Source records:
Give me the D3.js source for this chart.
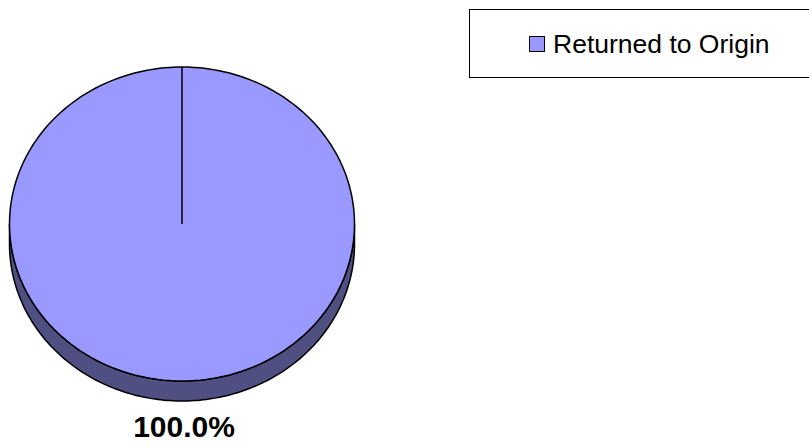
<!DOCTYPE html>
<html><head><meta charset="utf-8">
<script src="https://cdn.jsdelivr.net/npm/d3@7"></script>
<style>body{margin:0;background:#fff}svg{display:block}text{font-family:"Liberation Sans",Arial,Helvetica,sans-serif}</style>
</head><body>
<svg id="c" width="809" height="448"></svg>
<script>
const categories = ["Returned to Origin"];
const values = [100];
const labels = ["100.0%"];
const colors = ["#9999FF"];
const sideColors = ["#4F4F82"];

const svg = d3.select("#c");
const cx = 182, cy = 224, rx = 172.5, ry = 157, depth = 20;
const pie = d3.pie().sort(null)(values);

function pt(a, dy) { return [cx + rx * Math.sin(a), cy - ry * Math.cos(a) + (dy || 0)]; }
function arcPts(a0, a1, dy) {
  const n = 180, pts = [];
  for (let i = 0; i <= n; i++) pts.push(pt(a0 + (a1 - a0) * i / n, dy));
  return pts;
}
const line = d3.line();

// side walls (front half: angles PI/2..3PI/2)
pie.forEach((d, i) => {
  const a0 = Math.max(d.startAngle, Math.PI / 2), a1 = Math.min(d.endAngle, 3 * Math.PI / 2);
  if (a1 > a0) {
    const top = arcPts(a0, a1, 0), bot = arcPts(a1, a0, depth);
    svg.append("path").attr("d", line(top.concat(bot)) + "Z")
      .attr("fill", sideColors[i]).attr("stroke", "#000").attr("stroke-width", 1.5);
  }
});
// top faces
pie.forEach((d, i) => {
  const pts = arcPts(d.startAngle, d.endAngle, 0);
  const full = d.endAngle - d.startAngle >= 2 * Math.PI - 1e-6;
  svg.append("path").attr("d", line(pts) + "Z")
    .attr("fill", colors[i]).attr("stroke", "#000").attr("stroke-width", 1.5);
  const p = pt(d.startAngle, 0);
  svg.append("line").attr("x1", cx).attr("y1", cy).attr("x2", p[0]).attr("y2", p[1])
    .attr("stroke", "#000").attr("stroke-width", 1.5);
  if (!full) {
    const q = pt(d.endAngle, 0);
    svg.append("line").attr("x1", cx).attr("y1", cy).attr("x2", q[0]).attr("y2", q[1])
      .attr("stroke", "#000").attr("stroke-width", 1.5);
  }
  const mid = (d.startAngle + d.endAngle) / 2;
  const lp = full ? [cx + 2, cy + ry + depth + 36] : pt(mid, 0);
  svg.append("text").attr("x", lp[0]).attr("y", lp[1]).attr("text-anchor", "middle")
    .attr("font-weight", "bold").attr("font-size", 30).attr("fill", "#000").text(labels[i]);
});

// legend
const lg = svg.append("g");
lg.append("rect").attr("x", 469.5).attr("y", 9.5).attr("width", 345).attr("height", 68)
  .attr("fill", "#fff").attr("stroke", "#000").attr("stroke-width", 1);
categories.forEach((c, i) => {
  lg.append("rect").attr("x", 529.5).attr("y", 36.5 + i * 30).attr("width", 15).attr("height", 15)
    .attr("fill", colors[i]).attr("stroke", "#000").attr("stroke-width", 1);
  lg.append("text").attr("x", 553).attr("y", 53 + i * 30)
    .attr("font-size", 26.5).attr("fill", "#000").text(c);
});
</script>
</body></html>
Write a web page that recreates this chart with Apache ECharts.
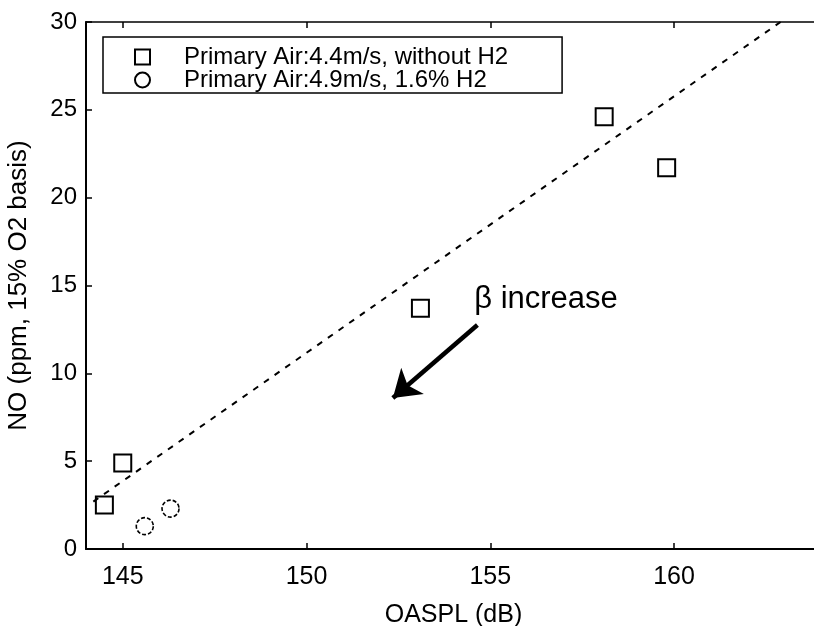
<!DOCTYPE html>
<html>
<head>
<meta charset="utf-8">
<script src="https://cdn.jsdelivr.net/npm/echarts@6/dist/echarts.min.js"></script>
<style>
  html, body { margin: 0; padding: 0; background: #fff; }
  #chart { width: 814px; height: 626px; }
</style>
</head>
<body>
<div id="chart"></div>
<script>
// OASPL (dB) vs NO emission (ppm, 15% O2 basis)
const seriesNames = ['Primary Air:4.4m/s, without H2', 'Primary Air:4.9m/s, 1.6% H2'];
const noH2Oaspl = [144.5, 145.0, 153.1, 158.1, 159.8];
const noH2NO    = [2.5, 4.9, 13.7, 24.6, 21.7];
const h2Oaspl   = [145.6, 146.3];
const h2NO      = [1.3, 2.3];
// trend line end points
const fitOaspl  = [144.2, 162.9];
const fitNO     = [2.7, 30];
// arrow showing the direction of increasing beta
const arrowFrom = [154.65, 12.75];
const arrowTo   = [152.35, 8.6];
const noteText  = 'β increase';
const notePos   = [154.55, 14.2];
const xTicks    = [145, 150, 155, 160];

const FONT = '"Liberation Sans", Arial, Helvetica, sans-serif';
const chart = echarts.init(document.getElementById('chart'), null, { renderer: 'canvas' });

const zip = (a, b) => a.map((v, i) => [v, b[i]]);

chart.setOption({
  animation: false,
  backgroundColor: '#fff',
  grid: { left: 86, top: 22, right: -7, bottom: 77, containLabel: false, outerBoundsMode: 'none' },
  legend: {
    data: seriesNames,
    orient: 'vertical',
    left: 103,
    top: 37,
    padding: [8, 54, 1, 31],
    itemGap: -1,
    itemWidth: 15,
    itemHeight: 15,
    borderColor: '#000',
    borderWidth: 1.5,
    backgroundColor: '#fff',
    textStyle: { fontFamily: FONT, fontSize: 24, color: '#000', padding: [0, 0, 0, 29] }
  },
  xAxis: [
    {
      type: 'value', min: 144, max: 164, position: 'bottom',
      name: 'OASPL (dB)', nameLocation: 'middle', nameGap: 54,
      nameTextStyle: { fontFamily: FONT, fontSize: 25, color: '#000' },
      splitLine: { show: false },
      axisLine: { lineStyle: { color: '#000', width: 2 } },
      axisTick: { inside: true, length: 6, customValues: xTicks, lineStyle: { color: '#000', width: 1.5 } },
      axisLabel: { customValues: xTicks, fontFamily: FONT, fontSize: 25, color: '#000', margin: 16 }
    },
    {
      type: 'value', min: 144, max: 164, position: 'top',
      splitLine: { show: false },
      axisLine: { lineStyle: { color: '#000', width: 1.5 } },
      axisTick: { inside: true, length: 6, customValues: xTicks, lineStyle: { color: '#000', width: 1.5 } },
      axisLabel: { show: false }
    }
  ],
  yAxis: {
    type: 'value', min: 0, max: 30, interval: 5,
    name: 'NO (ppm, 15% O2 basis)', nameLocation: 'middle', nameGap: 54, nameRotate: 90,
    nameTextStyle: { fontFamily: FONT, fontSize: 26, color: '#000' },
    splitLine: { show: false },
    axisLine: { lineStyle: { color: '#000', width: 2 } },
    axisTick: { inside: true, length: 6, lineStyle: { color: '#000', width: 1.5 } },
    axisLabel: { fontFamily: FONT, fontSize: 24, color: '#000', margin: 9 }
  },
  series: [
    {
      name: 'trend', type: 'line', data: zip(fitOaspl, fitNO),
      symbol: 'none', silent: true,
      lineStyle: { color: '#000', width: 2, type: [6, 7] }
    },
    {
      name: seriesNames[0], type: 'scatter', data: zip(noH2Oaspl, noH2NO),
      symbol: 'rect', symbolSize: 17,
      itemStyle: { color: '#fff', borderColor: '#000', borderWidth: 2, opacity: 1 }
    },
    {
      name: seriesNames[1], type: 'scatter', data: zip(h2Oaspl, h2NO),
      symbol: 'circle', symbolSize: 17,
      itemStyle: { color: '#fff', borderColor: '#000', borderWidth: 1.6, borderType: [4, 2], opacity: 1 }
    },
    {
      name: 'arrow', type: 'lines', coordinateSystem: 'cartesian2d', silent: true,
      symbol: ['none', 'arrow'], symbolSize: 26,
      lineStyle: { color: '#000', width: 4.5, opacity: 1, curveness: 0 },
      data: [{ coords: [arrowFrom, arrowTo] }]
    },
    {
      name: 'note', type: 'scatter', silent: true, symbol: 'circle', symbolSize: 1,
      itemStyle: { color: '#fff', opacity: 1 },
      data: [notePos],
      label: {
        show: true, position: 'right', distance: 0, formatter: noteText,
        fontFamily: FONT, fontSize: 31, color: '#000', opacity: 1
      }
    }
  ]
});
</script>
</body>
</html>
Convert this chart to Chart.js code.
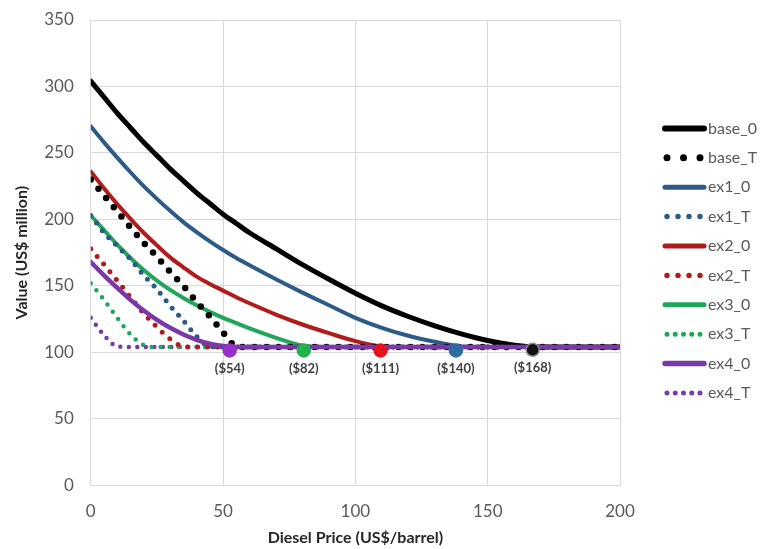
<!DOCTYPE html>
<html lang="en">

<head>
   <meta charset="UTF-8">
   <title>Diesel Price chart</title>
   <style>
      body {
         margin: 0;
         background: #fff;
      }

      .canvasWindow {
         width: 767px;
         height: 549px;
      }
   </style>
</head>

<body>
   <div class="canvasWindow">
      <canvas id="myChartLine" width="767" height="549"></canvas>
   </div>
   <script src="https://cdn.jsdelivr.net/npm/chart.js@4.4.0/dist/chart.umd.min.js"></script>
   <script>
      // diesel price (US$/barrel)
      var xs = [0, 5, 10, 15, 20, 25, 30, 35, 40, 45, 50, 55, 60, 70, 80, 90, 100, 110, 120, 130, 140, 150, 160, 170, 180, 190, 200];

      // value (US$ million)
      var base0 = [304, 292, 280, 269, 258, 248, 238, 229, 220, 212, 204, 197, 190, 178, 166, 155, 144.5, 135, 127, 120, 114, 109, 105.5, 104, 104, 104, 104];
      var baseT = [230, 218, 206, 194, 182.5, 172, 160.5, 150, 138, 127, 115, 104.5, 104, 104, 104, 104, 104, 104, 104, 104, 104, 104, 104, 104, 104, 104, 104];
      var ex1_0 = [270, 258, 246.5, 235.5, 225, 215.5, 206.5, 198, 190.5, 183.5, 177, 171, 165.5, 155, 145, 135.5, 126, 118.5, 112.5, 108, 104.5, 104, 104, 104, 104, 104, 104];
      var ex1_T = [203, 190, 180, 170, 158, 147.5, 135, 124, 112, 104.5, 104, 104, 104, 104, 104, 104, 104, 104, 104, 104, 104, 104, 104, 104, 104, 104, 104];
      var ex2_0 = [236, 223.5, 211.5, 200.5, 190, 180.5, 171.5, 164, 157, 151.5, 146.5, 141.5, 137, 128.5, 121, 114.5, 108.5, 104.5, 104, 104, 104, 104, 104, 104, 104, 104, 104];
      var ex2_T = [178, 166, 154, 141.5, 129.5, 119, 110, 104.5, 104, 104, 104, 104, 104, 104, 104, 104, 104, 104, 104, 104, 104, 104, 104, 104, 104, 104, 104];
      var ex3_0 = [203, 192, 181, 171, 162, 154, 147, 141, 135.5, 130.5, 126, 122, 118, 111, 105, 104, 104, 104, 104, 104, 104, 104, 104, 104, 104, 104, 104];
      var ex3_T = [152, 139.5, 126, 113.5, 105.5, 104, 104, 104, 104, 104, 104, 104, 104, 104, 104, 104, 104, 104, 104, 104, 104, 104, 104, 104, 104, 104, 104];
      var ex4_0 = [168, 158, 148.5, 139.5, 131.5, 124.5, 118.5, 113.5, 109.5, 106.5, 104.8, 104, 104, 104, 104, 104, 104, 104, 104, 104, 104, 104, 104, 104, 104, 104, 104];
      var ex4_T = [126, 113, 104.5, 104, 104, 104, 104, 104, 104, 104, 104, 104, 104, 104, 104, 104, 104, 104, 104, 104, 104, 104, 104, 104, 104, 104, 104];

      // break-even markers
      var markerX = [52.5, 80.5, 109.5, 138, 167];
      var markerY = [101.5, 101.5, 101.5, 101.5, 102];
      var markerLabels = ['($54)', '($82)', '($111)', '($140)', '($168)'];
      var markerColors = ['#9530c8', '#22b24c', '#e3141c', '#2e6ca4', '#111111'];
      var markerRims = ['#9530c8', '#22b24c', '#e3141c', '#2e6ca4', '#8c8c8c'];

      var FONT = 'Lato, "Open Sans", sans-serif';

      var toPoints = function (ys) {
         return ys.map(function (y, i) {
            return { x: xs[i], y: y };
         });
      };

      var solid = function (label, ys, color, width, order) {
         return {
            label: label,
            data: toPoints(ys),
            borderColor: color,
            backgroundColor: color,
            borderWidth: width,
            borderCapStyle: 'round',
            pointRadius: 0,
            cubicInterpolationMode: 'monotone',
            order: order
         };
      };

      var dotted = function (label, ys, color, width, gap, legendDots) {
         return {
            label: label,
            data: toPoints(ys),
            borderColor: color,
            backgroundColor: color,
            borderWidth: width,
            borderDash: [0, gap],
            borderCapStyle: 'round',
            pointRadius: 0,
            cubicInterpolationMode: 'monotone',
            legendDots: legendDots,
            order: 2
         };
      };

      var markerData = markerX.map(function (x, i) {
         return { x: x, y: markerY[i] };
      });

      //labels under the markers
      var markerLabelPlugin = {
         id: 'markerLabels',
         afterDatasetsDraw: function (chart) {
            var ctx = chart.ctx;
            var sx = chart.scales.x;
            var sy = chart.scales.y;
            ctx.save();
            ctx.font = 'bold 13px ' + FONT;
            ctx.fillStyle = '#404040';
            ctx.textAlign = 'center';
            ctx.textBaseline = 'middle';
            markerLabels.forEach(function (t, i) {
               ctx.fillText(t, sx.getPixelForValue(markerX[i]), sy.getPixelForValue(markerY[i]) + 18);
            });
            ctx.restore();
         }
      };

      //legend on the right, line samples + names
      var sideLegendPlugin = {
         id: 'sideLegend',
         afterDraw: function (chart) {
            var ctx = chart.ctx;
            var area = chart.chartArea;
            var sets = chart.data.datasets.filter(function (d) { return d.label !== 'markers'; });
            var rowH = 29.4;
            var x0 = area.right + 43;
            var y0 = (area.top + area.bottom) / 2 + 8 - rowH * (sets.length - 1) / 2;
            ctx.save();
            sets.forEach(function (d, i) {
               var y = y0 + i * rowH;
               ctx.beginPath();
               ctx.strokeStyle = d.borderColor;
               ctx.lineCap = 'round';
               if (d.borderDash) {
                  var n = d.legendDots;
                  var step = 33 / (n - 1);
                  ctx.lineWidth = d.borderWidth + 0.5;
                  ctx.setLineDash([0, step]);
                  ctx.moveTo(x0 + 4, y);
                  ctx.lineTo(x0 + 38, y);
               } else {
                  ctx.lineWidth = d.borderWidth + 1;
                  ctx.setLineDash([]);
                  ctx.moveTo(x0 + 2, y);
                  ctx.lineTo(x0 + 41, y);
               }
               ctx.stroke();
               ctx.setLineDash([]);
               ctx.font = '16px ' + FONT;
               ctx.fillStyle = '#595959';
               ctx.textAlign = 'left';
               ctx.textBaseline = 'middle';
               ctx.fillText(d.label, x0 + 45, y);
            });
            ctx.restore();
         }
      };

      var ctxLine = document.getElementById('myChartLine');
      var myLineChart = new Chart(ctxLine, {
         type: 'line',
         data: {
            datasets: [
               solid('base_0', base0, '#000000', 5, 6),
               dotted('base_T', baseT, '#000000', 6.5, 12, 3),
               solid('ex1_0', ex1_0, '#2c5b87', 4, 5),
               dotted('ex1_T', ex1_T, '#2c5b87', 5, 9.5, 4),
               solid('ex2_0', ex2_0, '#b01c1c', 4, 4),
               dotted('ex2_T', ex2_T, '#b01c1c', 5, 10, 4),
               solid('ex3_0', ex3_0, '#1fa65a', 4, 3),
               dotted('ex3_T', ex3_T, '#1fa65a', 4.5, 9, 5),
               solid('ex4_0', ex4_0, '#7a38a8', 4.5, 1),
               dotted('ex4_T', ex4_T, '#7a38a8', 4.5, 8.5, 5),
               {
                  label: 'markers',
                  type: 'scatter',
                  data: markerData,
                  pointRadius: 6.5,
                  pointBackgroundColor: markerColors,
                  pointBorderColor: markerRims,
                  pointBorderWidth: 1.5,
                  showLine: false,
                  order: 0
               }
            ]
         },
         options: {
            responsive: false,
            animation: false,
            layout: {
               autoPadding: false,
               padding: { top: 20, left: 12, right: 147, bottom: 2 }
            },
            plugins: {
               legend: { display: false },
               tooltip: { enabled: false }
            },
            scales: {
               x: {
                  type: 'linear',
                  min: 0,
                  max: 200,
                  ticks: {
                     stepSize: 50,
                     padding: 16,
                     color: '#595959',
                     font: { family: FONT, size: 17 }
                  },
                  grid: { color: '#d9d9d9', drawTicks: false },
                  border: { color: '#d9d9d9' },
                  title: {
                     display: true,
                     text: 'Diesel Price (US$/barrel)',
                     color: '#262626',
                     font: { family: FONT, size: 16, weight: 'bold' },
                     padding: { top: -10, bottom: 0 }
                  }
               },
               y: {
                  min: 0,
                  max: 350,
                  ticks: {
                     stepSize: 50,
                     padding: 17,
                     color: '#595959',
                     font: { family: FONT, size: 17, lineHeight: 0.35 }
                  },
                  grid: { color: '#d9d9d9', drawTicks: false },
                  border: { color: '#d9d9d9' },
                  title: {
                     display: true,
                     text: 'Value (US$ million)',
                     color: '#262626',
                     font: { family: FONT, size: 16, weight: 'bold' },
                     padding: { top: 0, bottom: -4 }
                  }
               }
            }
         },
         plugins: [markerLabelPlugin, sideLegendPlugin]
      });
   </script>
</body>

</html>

Exercise aim:
Restate word for word every line from the top of the entries above to the line with "const line = d3.line();", inclusive, and skip any pictures.

In response:
Give me the D3.js source for this chart.
<!DOCTYPE html>
<html><head><meta charset="utf-8">
<script src="https://cdn.jsdelivr.net/npm/d3@7"></script>
<style>body{margin:0;background:#fff}svg{display:block}text{font-family:"Liberation Sans",Arial,Helvetica,sans-serif}</style>
</head><body>
<svg id="c" width="809" height="448"></svg>
<script>
const categories = ["Returned to Origin"];
const values = [100];
const labels = ["100.0%"];
const colors = ["#9999FF"];
const sideColors = ["#4F4F82"];

const svg = d3.select("#c");
const cx = 182, cy = 224, rx = 172.5, ry = 157, depth = 20;
const pie = d3.pie().sort(null)(values);

function pt(a, dy) { return [cx + rx * Math.sin(a), cy - ry * Math.cos(a) + (dy || 0)]; }
function arcPts(a0, a1, dy) {
  const n = 180, pts = [];
  for (let i = 0; i <= n; i++) pts.push(pt(a0 + (a1 - a0) * i / n, dy));
  return pts;
}
const line = d3.line();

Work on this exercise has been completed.